La posizione di eSwatini (in rosso)
Lo screening che non c’era
In teoria eSwatini dispone di un programma di screening per il tumore alla cervice uterina attraverso il classico e più affidabile Pap test, in pratica però esiste un solo centro in tutto il Paese in grado di analizzare i campioni raccolti. E queste attività “a sprazzi”, come le definisce Tanzi, rendono impossibile un monitoraggio continuo ed efficace.
Il progetto ideato dalla Statale di Milano ha quindi permesso di testare donne e ragazze tra i 12 e i 49 anni, una fascia di età che sarebbe stata impossibile da raggiungere con i metodi tradizionali, soprattutto quelle più giovani. E i risultati sono stati sorprendenti: nella piccola clinica si è visto un aumento degli screening del 500%.
Però è emerso anche un dato che racconta la vulnerabilità estrema delle adolescenti in eSwatini perché “tra le ragazze di 12–15 anni, più della metà era positiva all’HPV – sottolinea Tanzi – non avevano ancora sviluppato la malattia, ma era già presente l’infezione virale che ne è la causa necessaria ma non sufficiente. Per cui c’è da chiedersi se non sarebbe meglio anticipare lo screening, almeno in queste realtà: non ha senso farlo a 30 anni, o a 25 se sono positive all’HIV, perché è troppo tardi”.
L’analisi dei campioni di urine ha rivelato anche informazioni preziose sulla diffusione dei vari genotipi del papillomavirus umano. Amendola spiega che “quasi l’80% delle donne era infetta da HPV, soprattutto da tipi virali ad alto rischio oncogeno, il più prevalente era il tipo 35, che non è incluso nelle attuali composizioni vaccinali”. Un dato cruciale, perché i vaccini oggi disponibili sono basati su dati epidemiologici raccolti soprattutto tra popolazioni occidentali. La biologa Clara Fappani, che fa parte del team milanese, sta ora collaborando con OMS e IARC per studiare il ruolo dell’HPV 35 e valutare la necessità di un nuovo disegno vaccinale per i Paesi del Sud del mondo.
Una soluzione scalabile e sostenibile
Il nuovo metodo di screening per l’HPV basato sulle urine liquide o essiccate permette di condurre studi epidemiologici su larga scala: “si conservano a temperatura ambiente e possono essere spedite in busta nei centri dove si fa biologia molecolare – dice Elisabetta Tanzi – quindi un sistema che potrebbe essere esteso ad altri Paesi con problemi simili a eSwatini”.
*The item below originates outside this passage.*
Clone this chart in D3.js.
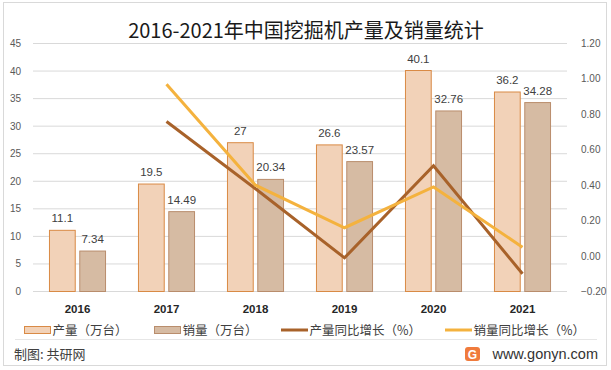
<!DOCTYPE html>
<html>
<head>
<meta charset="utf-8">
<script src="https://cdn.jsdelivr.net/npm/d3@7"></script>
<style>
  body { margin: 0; background: #fff; }
  svg { display: block; }
  .num { font-family: "Liberation Sans", Arial, sans-serif; }
  .cjk { font-family: "Noto Sans CJK SC", sans-serif; }
</style>
</head>
<body>
<svg id="chart" width="611" height="370"></svg>
<script>
const years = ['2016', '2017', '2018', '2019', '2020', '2021']
const output = [11.1, 19.5, 27, 26.6, 40.1, 36.2]          // 产量（万台）
const sales = [7.34, 14.49, 20.34, 23.57, 32.76, 34.28]     // 销量（万台）
const outputGrowth = [null, 0.76, 0.38, -0.01, 0.51, -0.10] // 产量同比增长
const salesGrowth = [null, 0.97, 0.40, 0.16, 0.39, 0.05]    // 销量同比增长
const leftTicks = [0, 5, 10, 15, 20, 25, 30, 35, 40, 45]
const rightTicks = [-0.2, 0, 0.2, 0.4, 0.6, 0.8, 1.0, 1.2]

const C = {
  outFill: '#F2D2B8', outStroke: '#D98A45',
  saleFill: '#D6BBA3', saleStroke: '#B98D6C',
  outLine: '#A8622A', saleLine: '#F4B23E',
  grid: '#D9D9D9', tick: '#595959', label: '#404040'
}

const svg = d3.select('#chart')
const plotL = 33, plotR = 567, plotT = 43.5, plotB = 291.5

// outer frame
svg.append('rect')
  .attr('x', 3.5).attr('y', 2.5).attr('width', 603).attr('height', 363)
  .attr('fill', '#fff').attr('stroke', '#D9D9D9')

const x0 = d3.scaleBand().domain(years).range([plotL, plotR])
  .paddingInner(0.37).paddingOuter(0.185)
const x1 = d3.scaleBand().domain(['output', 'sales']).range([0, x0.bandwidth()])
  .paddingInner(0.15)
const yL = d3.scaleLinear().domain([0, 45]).range([plotB, plotT])
const yR = d3.scaleLinear().domain([-0.2, 1.2]).range([plotB, plotT])

// grid
svg.append('g')
  .selectAll('line').data(leftTicks).join('line')
  .attr('x1', plotL).attr('x2', plotR)
  .attr('y1', d => yL(d)).attr('y2', d => yL(d))
  .attr('stroke', C.grid).attr('stroke-width', 1)

// left axis labels
svg.append('g').attr('class', 'num')
  .selectAll('text').data(leftTicks).join('text')
  .attr('x', 21).attr('y', d => yL(d) + 3.5)
  .attr('text-anchor', 'end').attr('font-size', 10).attr('fill', C.tick)
  .text(d => d)

// right axis labels
svg.append('g').attr('class', 'num')
  .selectAll('text').data(rightTicks).join('text')
  .attr('x', 581).attr('y', d => yR(d) + 3.5)
  .attr('font-size', 10).attr('fill', C.tick)
  .text(d => d3.format('.2f')(d))

// bars
const rows = years.map((y, i) => ({year: y, output: output[i], sales: sales[i]}))
const groups = svg.append('g').selectAll('g').data(rows).join('g')
  .attr('transform', d => `translate(${x0(d.year)},0)`)

groups.append('rect')
  .attr('x', x1('output')).attr('width', x1.bandwidth())
  .attr('y', d => yL(d.output)).attr('height', d => yL(0) - yL(d.output))
  .attr('fill', C.outFill).attr('stroke', C.outStroke).attr('stroke-width', 1)
groups.append('rect')
  .attr('x', x1('sales')).attr('width', x1.bandwidth())
  .attr('y', d => yL(d.sales)).attr('height', d => yL(0) - yL(d.sales))
  .attr('fill', C.saleFill).attr('stroke', C.saleStroke).attr('stroke-width', 1)

groups.append('text').attr('class', 'num')
  .attr('x', x1('output') + x1.bandwidth() / 2).attr('y', d => yL(d.output) - 8)
  .attr('text-anchor', 'middle').attr('font-size', 11.5).attr('fill', C.label)
  .text(d => d.output)
groups.append('text').attr('class', 'num')
  .attr('x', x1('sales') + x1.bandwidth() / 2).attr('y', d => yL(d.sales) - 8)
  .attr('text-anchor', 'middle').attr('font-size', 11.5).attr('fill', C.label)
  .text(d => d.sales)

// growth lines
const cx = y => x0(y) + x0.bandwidth() / 2
const line = d3.line()
  .defined(d => d[1] != null)
  .x(d => cx(d[0])).y(d => yR(d[1]))

svg.append('path')
  .datum(years.map((y, i) => [y, outputGrowth[i]]))
  .attr('d', line).attr('fill', 'none')
  .attr('stroke', C.outLine).attr('stroke-width', 3)
svg.append('path')
  .datum(years.map((y, i) => [y, salesGrowth[i]]))
  .attr('d', line).attr('fill', 'none')
  .attr('stroke', C.saleLine).attr('stroke-width', 3)

// year labels
svg.append('g').attr('class', 'num')
  .selectAll('text').data(years).join('text')
  .attr('x', d => cx(d)).attr('y', 313)
  .attr('text-anchor', 'middle').attr('font-size', 11.5).attr('font-weight', 'bold')
  .attr('fill', '#262626')
  .text(d => d)

// title
svg.append('text').attr('class', 'cjk')
  .attr('x', 306).attr('y', 38).attr('text-anchor', 'middle')
  .attr('font-size', 20).attr('fill', '#1a1a1a')
  .text('2016-2021年中国挖掘机产量及销量统计')

// legend
const legend = svg.append('g').attr('class', 'cjk')
const legendItems = [
  {label: '产量（万台）', type: 'rect', fill: C.outFill, stroke: C.outStroke, x: 24},
  {label: '销量（万台）', type: 'rect', fill: C.saleFill, stroke: C.saleStroke, x: 154},
  {label: '产量同比增长（%）', type: 'line', stroke: C.outLine, x: 281},
  {label: '销量同比增长（%）', type: 'line', stroke: C.saleLine, x: 445}
]
legendItems.forEach(it => {
  if (it.type === 'rect') {
    legend.append('rect').attr('x', it.x + 0.5).attr('y', 326.5)
      .attr('width', 26).attr('height', 7)
      .attr('fill', it.fill).attr('stroke', it.stroke)
  } else {
    legend.append('line').attr('x1', it.x).attr('x2', it.x + 27)
      .attr('y1', 330).attr('y2', 330)
      .attr('stroke', it.stroke).attr('stroke-width', 3)
  }
  legend.append('text').attr('x', it.x + 28.5).attr('y', 334.5)
    .attr('font-size', 12.5).attr('fill', C.label).text(it.label)
})

// footer
svg.append('line').attr('x1', 15).attr('x2', 597).attr('y1', 339.5).attr('y2', 339.5)
  .attr('stroke', '#E6E6E6')
svg.append('text').attr('class', 'cjk')
  .attr('x', 14).attr('y', 359).attr('font-size', 13).attr('fill', C.label)
  .text('制图: 共研网')

const logo = svg.append('g').attr('transform', 'translate(465,347)')
logo.append('rect').attr('width', 15).attr('height', 14).attr('rx', 3)
  .attr('fill', '#F07B3C')
logo.append('text').attr('class', 'num')
  .attr('x', 7.5).attr('y', 11.5).attr('text-anchor', 'middle')
  .attr('font-size', 12).attr('font-weight', 'bold').attr('fill', '#fff')
  .text('G')
svg.append('text').attr('class', 'num')
  .attr('x', 598).attr('y', 358.5).attr('text-anchor', 'end')
  .attr('font-size', 14.5).attr('fill', '#333')
  .text('www.gonyn.com')
</script>
</body>
</html>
Il progetto si inserisce anche nell’ambiziosa iniziativa lanciata dall’OMS: eliminare il cancro cervicale come problema di salute pubblica a livello mondiale, vaccinando il 90% delle ragazze, testando il 70% delle donne e trattando il 90% delle pazienti che presentano lesioni alla cervice uterina entro il 2030. Ma, avverte Antonella Amendola, “se il vaccino non copre i genotipi virali più diffusi in Africa, quei numeri restano solo numeri. Inoltre questa è una malattia che risente molto dello svantaggio socio-economico”.
In particolare, prosegue Amendola, la società di eSwatini “è patriarcale, c’è una monarchia assoluta per cui la salute della donna è tenuta in scarsa considerazione, la poligamia è accettata, ci sono matrimoni intergenerazionali... e l’aspetto sanitario riflette la condizione femminile (compresa l’altissima prevalenza di HIV)”. In questo contesto, uno screening semplice come quello sviluppato dal team milanese può fare una differenza enorme: raggiunge chi altrimenti resterebbe esclusa e fornisce dati fondamentali per sviluppare vaccini e politiche sanitarie più giuste. Ecco perché, conclude Tanzi, “in una realtà dove non si fa niente o quasi, meglio fare qualcosa (anche se il gold standard rimane il Pap test) piuttosto che lasciare le donne senza alcuna possibilità”.